Теперь вместо города — уродливое нагромождение железных брусков, обгоревшего камня. Гжатск значится на карте, он значится и в сердцах, но его больше нет на земле. По последнему слову техники вандалы нашего века уничтожали город… Шесть тысяч русских немцы угнали из Гжатска в Германию… Встают видения начала человеческой истории. Напрасно матери пытались спрятать своих детей от гитлеровских работорговцев. Матери зарывали мальчишек в снег — и те замерзали. Матери прикрывали девочек сеном, но немцы штыками прокалывали стога… Слово «смерть» слишком входит в жизнь, оно здесь не на месте, лучше сказать «небытие», «зияние», и права старая крестьянка, которая скорбно сказала мне о фашистах: «Хуже смерти…»
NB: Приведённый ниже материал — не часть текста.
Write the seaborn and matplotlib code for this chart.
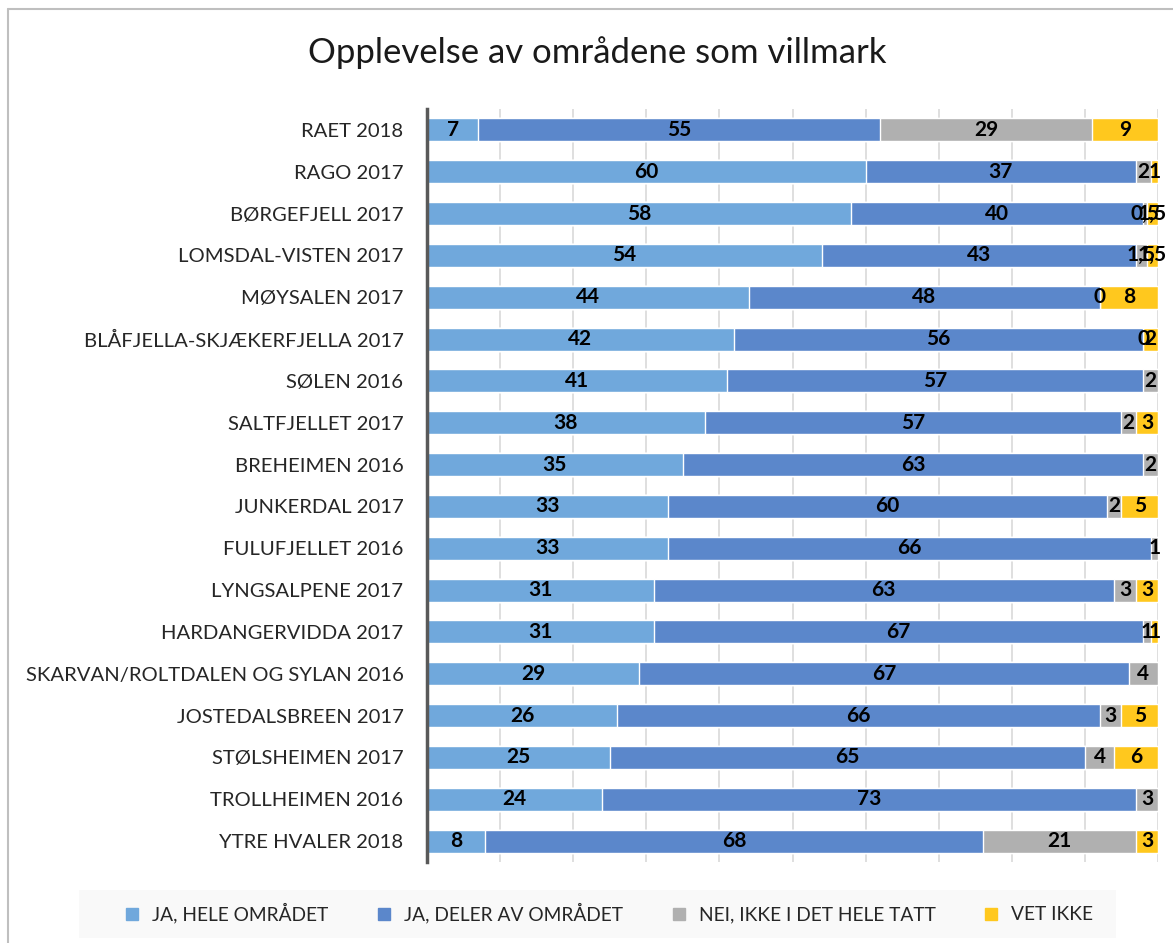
import numpy as np
import pandas as pd
import matplotlib.pyplot as plt
import seaborn as sns
from matplotlib.lines import Line2D
from matplotlib.patches import Rectangle

# Data (percent)
areas = ['RAET 2018', 'RAGO 2017', 'BØRGEFJELL 2017', 'LOMSDAL-VISTEN 2017',
         'MØYSALEN 2017', 'BLÅFJELLA-SKJÆKERFJELLA 2017', 'SØLEN 2016',
         'SALTFJELLET 2017', 'BREHEIMEN 2016', 'JUNKERDAL 2017',
         'FULUFJELLET 2016', 'LYNGSALPENE 2017', 'HARDANGERVIDDA 2017',
         'SKARVAN/ROLTDALEN OG SYLAN 2016', 'JOSTEDALSBREEN 2017',
         'STØLSHEIMEN 2017', 'TROLLHEIMEN 2016', 'YTRE HVALER 2018']
ja_hele = [7, 60, 58, 54, 44, 42, 41, 38, 35, 33, 33, 31, 31, 29, 26, 25, 24, 8]
ja_deler = [55, 37, 40, 43, 48, 56, 57, 57, 63, 60, 66, 63, 67, 67, 66, 65, 73, 68]
nei = [29, 2, 0.5, 1.5, 0, 0, 2, 2, 2, 2, 1, 3, 1, 4, 3, 4, 3, 21]
vet_ikke = [9, 1, 1.5, 1.5, 8, 2, np.nan, 3, np.nan, 5, np.nan, 3, 1, np.nan, 5, 6, np.nan, 3]

series = ['JA, HELE OMRÅDET', 'JA, DELER AV OMRÅDET', 'NEI, IKKE I DET HELE TATT', 'VET IKKE']
colors = ['#70a8dc', '#5b87cb', '#b0b0b0', '#ffc81e']

df = pd.DataFrame({'area': areas, series[0]: ja_hele, series[1]: ja_deler,
                   series[2]: nei, series[3]: vet_ikke})

sns.set_style('white')
plt.rcParams['font.family'] = ['Lato', 'DejaVu Sans']

fig = plt.figure(figsize=(11.73, 9.43), dpi=100)
ax = fig.add_axes([427 / 1173, 1 - 862 / 943, (1158 - 427) / 1173, (862 - 109) / 943])

vals = df[series].fillna(0)
cum = vals.cumsum(axis=1)

# stacked bars: draw cumulative totals from the back to the front
for i in range(len(series) - 1, -1, -1):
    tmp = pd.DataFrame({'area': areas, 'v': cum[series[i]]})
    sns.barplot(data=tmp, x='v', y='area', orient='h', color=colors[i],
                saturation=1, width=0.55, edgecolor='white', linewidth=1,
                ax=ax, zorder=2)

# value labels
def fmt(v):
    return str(int(v)) if float(v).is_integer() else str(v).replace('.', ',')

for r, area in enumerate(areas):
    start = 0
    for s in series:
        v = df.loc[r, s]
        if pd.isna(v):
            continue
        ax.text(start + v / 2, r, fmt(v), ha='center', va='center',
                fontsize=15, fontweight='bold', color='black', zorder=5)
        start += v

ax.set_xlim(0, 100)
ax.set_ylim(len(areas) - 0.5, -0.5)
ax.set_xticks(np.arange(0, 101, 10))
ax.set_xticklabels([])
ax.tick_params(axis='x', length=0)
ax.tick_params(axis='y', length=0, labelsize=14.6, labelcolor='#262626', pad=17)
ax.grid(axis='x', color='#d9d9d9', linewidth=1.2, zorder=0)
ax.set_axisbelow(True)
ax.set_xlabel('')
ax.set_ylabel('')
for sp in ['top', 'right', 'bottom']:
    ax.spines[sp].set_visible(False)
ax.spines['left'].set_color('#595959')
ax.spines['left'].set_linewidth(2.5)
ax.spines['left'].set_zorder(6)

fig.text(597 / 1173, 1 - 53 / 943, 'Opplevelse av områdene som villmark',
         ha='center', va='center', fontsize=25, color='#1a1a1a')

# legend box
fig.patches.append(Rectangle((79 / 1173, 1 - 938 / 943), (1116 - 79) / 1173, 48 / 943,
                             transform=fig.transFigure, facecolor='#f9f9f9',
                             edgecolor='none', zorder=0))
handles = [Line2D([0], [0], marker='s', linestyle='none', markersize=9,
                  markerfacecolor=c, markeredgecolor=c) for c in colors]
fig.legend(handles, series, loc='center', bbox_to_anchor=(603 / 1173, 1 - 913 / 943),
           ncol=4, frameon=False, fontsize=13.8, handletextpad=0.05,
           columnspacing=1.9, labelcolor='#262626')

# chart frame
fig.add_artist(Line2D([8 / 1173, 8 / 1173], [0, 1 - 9 / 943], transform=fig.transFigure,
                      color='#bfbfbf', linewidth=1.5))
fig.add_artist(Line2D([8 / 1173, 1], [1 - 9 / 943, 1 - 9 / 943], transform=fig.transFigure,
                      color='#bfbfbf', linewidth=1.5))

fig.savefig('out.png', dpi=100)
Государственная чрезвычайная комиссия для установления ущерба, нанесенного оккупантами городу, подсчитала, что за время оккупации фашисты уничтожили жилых домов 844 из 1317, холодных построек — 842 из 862, все учрежденческие здания — 87, электростанцию, все промышленные предприятия — 9, 4 школы, зоовет-техникум, кинотеатр, 4 клуба, парк, амбулаторию, детские дома, сады и ясли, 12 магазинов, дом инвалидов, больницу на 150 мест.

Ко времени освобождения от оккупации в городе насчитывалось немногим более тысячи жителей, тогда как до войны в нем проживало двенадцать с лишним тысяч человек…

Но было лето сорок пятого, и даже сквозь проемы вышибленных окон, сквозь сиротские дымки, струящиеся над землянками почти вдоль всей Ленинградской, мир виделся голубым и зеленым, а будущее обещало счастье. И потому, едва приехав с первой увязкой бревен и кое-как помогая их разгрузить, Юрий, словно и не слышал остерегающего материнского оклика, бросился к реке, что тут же, в каких-то двухстах шагах, поджидала, приманивала его, зеленоватая от склоненных ив и ракит, пронизанная золотистым светом уже разогретого солнца.